Miller and Cox both have junior rights.

Jewell also said a review of the water rights is on track.

“The settlement agreement that the county signed with regard to groundwater resource management with the Department of Ecology and Futurewise is working well,” Jewell said. “We immediately implemented the ‘interim measures’ regulations as required by the agreement and have met all of our obligations to date.”

Jewell added that the county agreed that mitigation would be required before groundwater for domestic or commercial use was implemented. He added that water use is estimated to be 800 acre-feet consumptive.

In regards to offset residential development, the county acquired 800 acres of water and are purchasing senior rights from individual owners.

In turn, the water will be put into the state’s water trust to support instream flows in the Yakima River basin. The total cost of the project could be anywhere from $100,000 to millions of dollars.

“The County has purchased some water to date but we have not completed enough purchases to provide the 800 acres of mitigation,” Jewell said. “According to the agreement, the County has ten years to fulfill that obligation.”

Even with an agreement in place, that doesn’t mean problems won’t arise in the future.

Especially for water users such as Suncadia, which has three full golf courses which take plenty of water to maintain.

“While there are other mitigation water banks that are following the proper process and steps similar to Suncadia’s water bank, there are, unfortunately, others who are taking risky shortcuts,” said Paul Eisenberg, senior vice president of development for Suncadia Resort.

Eisenberg said that Kittitas county is not being as diligent as it should be.

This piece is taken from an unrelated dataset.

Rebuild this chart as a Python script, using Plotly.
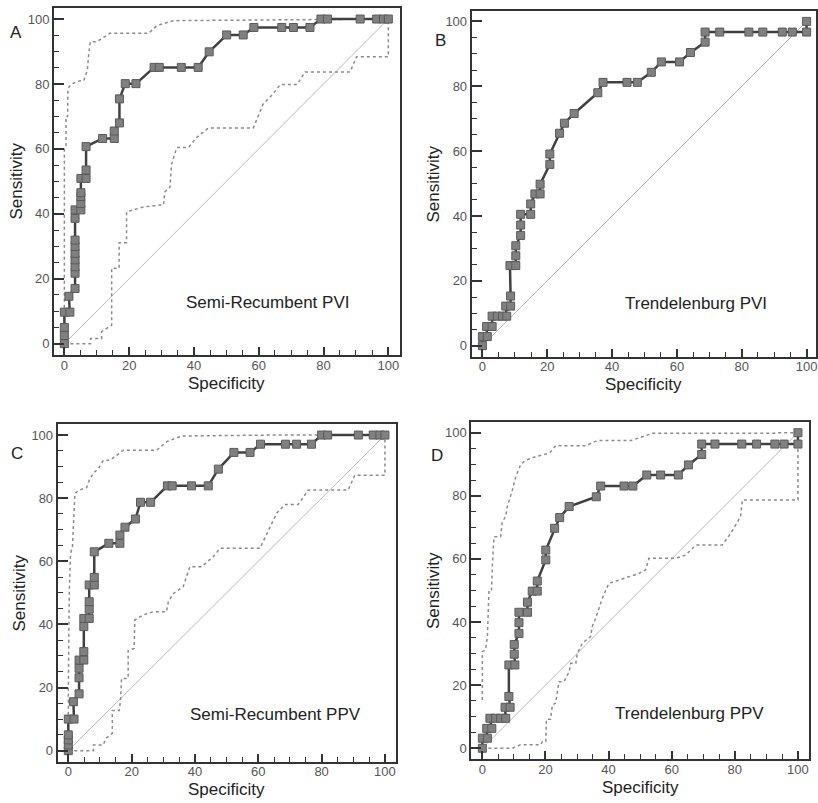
import plotly.graph_objects as go

W, H = 818, 803

# ---------------- data ----------------
panel_letters = ["A", "B", "C", "D"]
panel_titles = ["Semi-Recumbent PVI", "Trendelenburg PVI", "Semi-Recumbent PPV", "Trendelenburg PPV"]
tick_vals = [0, 20, 40, 60, 80, 100]
diag = [0, 100]

A_roc_x = [0, 0, 0, 0, 1.7, 1.4, 3.3, 3.3, 3.3, 3.3, 3.3, 3.3, 3.3, 3.3, 3.3, 5.1, 5.1, 5.1, 5.1, 5.1,
           6.7, 6.7, 6.7, 11.8, 15.4, 15.4, 17.0, 17.0, 18.8, 22.1, 27.7, 29.3, 36.1, 41.3, 44.7, 50.1,
           55.2, 58.5, 67.1, 70.7, 75.8, 79.2, 81.2, 91.3, 96.4, 98.5, 100]
A_roc_y = [0, 2.5, 5, 9.7, 9.7, 14.6, 17.0, 21.7, 23.7, 25.8, 27.8, 29.9, 31.9, 38.6, 41.2, 41.2, 43.2,
           45.3, 46.5, 50.9, 50.9, 53.5, 60.7, 63.2, 63.2, 65.5, 68.0, 75.4, 80.1, 80.1, 85.1, 85.1,
           85.1, 85.1, 89.9, 95.1, 95.1, 97.4, 97.4, 97.4, 97.4, 100, 100, 100, 100, 100, 100]
A_up_x = [0, 0, 0.5, 0.5, 1.0, 1.1, 2.2, 4.8, 6.0, 7.1, 7.5, 8.0, 10.0, 14.0, 26.0, 28.6, 33.6, 79.0, 100]
A_up_y = [0, 60, 61, 70, 70, 78.6, 80, 81, 81, 84.3, 89, 93, 93, 95.6, 95.6, 98, 99.5, 100, 100]
A_lo_x = [0, 8.1, 8.1, 11.5, 11.5, 14.6, 14.6, 16.9, 16.9, 19.2, 19.2, 24.4, 29.5, 30.6, 31.0, 32.6,
          33.1, 34.7, 38.3, 40.9, 44.4, 58.3, 61.4, 64.5, 66.6, 71.8, 74.3, 88.2, 90.2, 100, 100]
A_lo_y = [0, 0, 1.6, 1.6, 3.7, 5.7, 23.2, 23.2, 31.1, 31.1, 40.6, 42.1, 42.7, 42.7, 46.7, 48.2,
          55.3, 60.4, 60.4, 63.6, 66.4, 66.4, 73.9, 77.0, 79.8, 79.8, 83.7, 83.7, 88.4, 88.4, 100]

B_roc_x = [0, 0, 1.5, 1.3, 3.0, 3.0, 4.6, 6.2, 7.5, 7.2, 8.7, 8.7, 8.5, 10.3, 10.3, 10.3, 11.8, 11.8,
           11.8, 14.9, 14.9, 16.2, 17.8, 17.8, 20.8, 20.8, 23.8, 25.3, 28.3, 35.6, 37.2, 44.6, 47.8,
           52.1, 55.2, 60.8, 64.2, 68.7, 68.7, 73.2, 82.2, 86.5, 92.5, 95.6, 100, 100]
B_roc_y = [0, 2.8, 2.8, 5.9, 5.9, 9.1, 9.1, 9.1, 9.1, 12.2, 12.2, 15.3, 24.7, 24.7, 27.7, 30.8, 34.0,
           37.2, 40.5, 40.5, 43.7, 46.8, 46.8, 49.8, 55.9, 59.1, 65.5, 68.6, 71.6, 78.0, 81.2, 81.2,
           81.2, 84.3, 87.5, 87.5, 90.4, 93.6, 96.7, 96.7, 96.7, 96.7, 96.7, 96.7, 96.7, 100]

C_roc_x = [0, 0, 0, 0, 0, 1.8, 1.6, 3.4, 3.4, 3.4, 3.4, 4.9, 4.9, 4.9, 4.9, 6.6, 6.6, 6.6, 6.6, 8.2,
           8.2, 8.2, 12.8, 16.3, 16.3, 17.9, 21.2, 22.8, 26.0, 31.3, 32.8, 38.9, 44.2, 47.4, 52.3,
           57.4, 60.7, 68.6, 72.1, 76.8, 80.0, 81.9, 91.6, 96.3, 98.4, 100]
C_roc_y = [0, 1.8, 3.4, 5.0, 10.0, 10.0, 15.5, 18.0, 23.1, 26.1, 28.7, 28.7, 31.4, 39.3, 41.9, 41.9,
           44.8, 47.2, 52.5, 52.5, 54.9, 63.0, 65.7, 65.7, 68.3, 70.8, 73.4, 78.7, 78.7, 83.9, 83.9,
           83.9, 83.9, 89.2, 94.5, 94.5, 97.1, 97.1, 97.1, 97.1, 100, 100, 100, 100, 100, 100]
C_up_x = [0, 0, 0.3, 0.7, 1.3, 1.8, 2.1, 3.7, 5.8, 6.6, 7.9, 9.5, 11.1, 13.2, 17.4, 27.9, 31.1, 35.8, 64.0, 100]
C_up_y = [0, 19, 50, 62.5, 64.6, 73, 81.5, 82.6, 83.4, 85.7, 87.9, 89.4, 92, 92, 95.2, 95.2, 97.9, 99.7, 100, 100]
C_lo_x = [0, 7.9, 7.9, 11.0, 11.9, 13.9, 13.9, 16.1, 16.5, 16.8, 18.9, 18.9, 20.8, 21.0, 23.7, 26.8,
          31.0, 31.6, 33.2, 36.3, 38.4, 42.1, 45.8, 47.9, 60.5, 62.6, 65.8, 68.4, 72.6, 75.8, 88.4,
          90.5, 100, 100]
C_lo_y = [0, 0, 1.8, 1.8, 3.9, 5.5, 12.7, 12.7, 16.0, 22.9, 22.9, 31.7, 32.4, 41.4, 43.0, 44.0, 44.0,
          47.2, 49.8, 52.0, 58.3, 58.3, 61.5, 64.1, 64.1, 68.3, 75.2, 78.0, 78.0, 82.6, 82.6, 87.3,
          87.3, 100]

D_roc_x = [0, 0, 1.6, 1.4, 3.0, 2.4, 4.2, 5.8, 7.4, 7.2, 8.8, 8.4, 8.4, 10.3, 10.1, 10.1, 11.6, 11.6,
           11.6, 14.3, 14.3, 15.8, 17.4, 17.4, 20.1, 20.1, 22.9, 24.5, 27.5, 36.1, 37.5, 44.9, 47.7,
           52.1, 56.5, 62.1, 65.3, 69.5, 69.5, 73.7, 82.2, 86.9, 92.7, 95.6, 100, 100]
D_roc_y = [0, 3.2, 3.2, 6.3, 6.3, 9.5, 9.5, 9.5, 9.5, 13.0, 13.0, 16.4, 26.4, 26.4, 29.8, 32.9, 36.4,
           39.8, 43.1, 43.1, 46.3, 49.8, 49.8, 53.0, 59.7, 62.8, 69.7, 73.1, 76.6, 79.7, 83.1, 83.1,
           83.1, 86.6, 86.6, 86.6, 89.8, 93.1, 96.4, 96.4, 96.4, 96.4, 96.4, 96.4, 96.4, 100]
D_up_x = [0, 0, 1.0, 1.6, 2.1, 2.9, 3.2, 3.7, 5.8, 6.3, 7.4, 7.9, 9.5, 10.6, 12.1, 13.7, 16.9, 21.1,
          22.2, 23.2, 32.7, 36.4, 47.0, 50.7, 53.9, 92.9, 94.0, 100]
D_up_y = [15.3, 30.6, 31.2, 35.4, 50.2, 50.2, 58.6, 67.0, 67.0, 71.8, 73.4, 76.6, 81.8, 86.1, 89.8,
          91.3, 92.4, 93.5, 94.5, 95.9, 95.9, 97.5, 97.5, 98.7, 99.8, 99.8, 100, 100]
D_lo_x = [0, 9.5, 12.1, 18.5, 19.0, 20.1, 20.3, 21.6, 22.2, 23.2, 24.3, 25.9, 27.5, 28.0, 29.6, 30.1,
          31.7, 34.3, 34.8, 35.9, 38.0, 40.1, 43.3, 49.6, 51.7, 52.8, 61.2, 64.4, 67.6, 76.0, 78.7,
          81.8, 82.4, 100, 100]
D_lo_y = [0, 0, 1.1, 1.1, 2.1, 2.1, 9.2, 9.2, 13.7, 14.3, 21.1, 21.1, 24.3, 26.9, 26.9, 30.1, 33.3,
          35.4, 38.5, 41.2, 47.5, 52.3, 53.3, 55.4, 56.5, 60.2, 60.2, 61.2, 64.4, 64.4, 68.1, 73.4,
          78.7, 78.7, 96.6]

# ---------------- layout (pixel frames) ----------------
frames = [(54, 400, 8, 355), (471.7, 816, 11, 356.7), (57.7, 395.7, 424, 761.7), (471.3, 809, 422.3, 759.3)]
xranges = [[-3.2, 103.6], [-3.3, 102.9], [-3.35, 103.4], [-3.5, 103.5]]
yranges = [[-3.5, 103.4], [-3.4, 103.2], [-3.5, 103.5], [-3.5, 103.3]]
letter_pos = [(16, 33), (440, 41), (17, 453), (437, 455)]
title_pos = [(267, 303), (696, 304), (275, 714), (689, 713)]

rocs = [(A_roc_x, A_roc_y), (B_roc_x, B_roc_y), (C_roc_x, C_roc_y), (D_roc_x, D_roc_y)]
cis = [[(A_up_x, A_up_y), (A_lo_x, A_lo_y)], [], [(C_up_x, C_up_y), (C_lo_x, C_lo_y)],
       [(D_up_x, D_up_y), (D_lo_x, D_lo_y)]]

FONT = "Liberation Sans, Arial, sans-serif"
fig = go.Figure()
annotations = []

def px2x(p):
    return p / W

def px2y(p):
    return 1 - p / H

for i in range(4):
    n = "" if i == 0 else str(i + 1)
    xa, ya = "x" + n, "y" + n
    fig.add_trace(go.Scatter(x=diag, y=diag, mode="lines", xaxis=xa, yaxis=ya,
                             line=dict(color="#b8b8b8", width=1), showlegend=False, hoverinfo="skip"))
    for cx, cy in cis[i]:
        fig.add_trace(go.Scatter(x=cx, y=cy, mode="lines", xaxis=xa, yaxis=ya,
                                 line=dict(color="#8a8a8a", width=1.5, dash="dot"), showlegend=False))
    rx, ry = rocs[i]
    fig.add_trace(go.Scatter(x=rx, y=ry, mode="lines+markers", xaxis=xa, yaxis=ya,
                             line=dict(color="#404040", width=2.5),
                             marker=dict(symbol="square", size=8, color="#808080",
                                         line=dict(color="#5a5a5a", width=1)),
                             showlegend=False))
    l, r, t, b = frames[i]
    axcommon = dict(showgrid=False, zeroline=False, showline=True, mirror=True,
                    linecolor="#333333", linewidth=2, ticks="inside", tickcolor="#333333",
                    tickwidth=1.5, tickvals=tick_vals,
                    tickfont=dict(family=FONT, size=13, color="#555555"),
                    minor=dict(ticks="inside", dtick=5, tick0=0, ticklen=5, tickcolor="#333333",
                               tickwidth=1.2))
    fig.layout["xaxis" + n] = dict(domain=[px2x(l), px2x(r)], range=xranges[i], anchor=ya,
                                   ticklen=8, ticklabelstandoff=-3, **axcommon)
    fig.layout["yaxis" + n] = dict(domain=[px2y(b), px2y(t)], range=yranges[i], anchor=xa,
                                   ticklen=10, **axcommon)
    annotations.append(dict(text="Specificity", x=px2x((l + r) / 2), y=px2y(b + 28),
                            xref="paper", yref="paper", showarrow=False, xanchor="center",
                            yanchor="middle", font=dict(family=FONT, size=17, color="#222222")))
    annotations.append(dict(text="Sensitivity", x=px2x(l - 38), y=px2y((t + b) / 2), textangle=-90,
                            xref="paper", yref="paper", showarrow=False, xanchor="center",
                            yanchor="middle", font=dict(family=FONT, size=17, color="#222222")))
    lx, ly = letter_pos[i]
    annotations.append(dict(text=panel_letters[i], x=px2x(lx), y=px2y(ly), xref="paper", yref="paper",
                            showarrow=False, xanchor="center", yanchor="middle",
                            font=dict(family=FONT, size=17, color="#222222")))
    tx, ty = title_pos[i]
    annotations.append(dict(text=panel_titles[i], x=px2x(tx), y=px2y(ty), xref="paper", yref="paper",
                            showarrow=False, xanchor="center", yanchor="middle",
                            font=dict(family=FONT, size=17, color="#222222")))

fig.update_layout(width=W, height=H, margin=dict(l=0, r=0, t=0, b=0),
                  paper_bgcolor="white", plot_bgcolor="white", annotations=annotations)

fig.write_html("out.html", config={"displayModeBar": False},
               post_script="document.body.style.margin='0';document.body.style.overflow='hidden';")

“The county is not performing the impairment analysis for its program, which means that a harmed senior water right holder can take action to immediately shut down the operation of such wells that impair their more senior water rights,” Eisenberg said.

Eisenberg warned that without more consideration on the part of the Kittitas county, things could go down hill.

“The county makes no guarantees that its certificates will actually allow the wells to continue to operate, and it will not defend challenges to individual wells,” Eisenberg said. “Lenders will begin to ask deeper questions and refuse to provide loans for these risky mitigation banks as soon as these curtailment actions begin to occur.”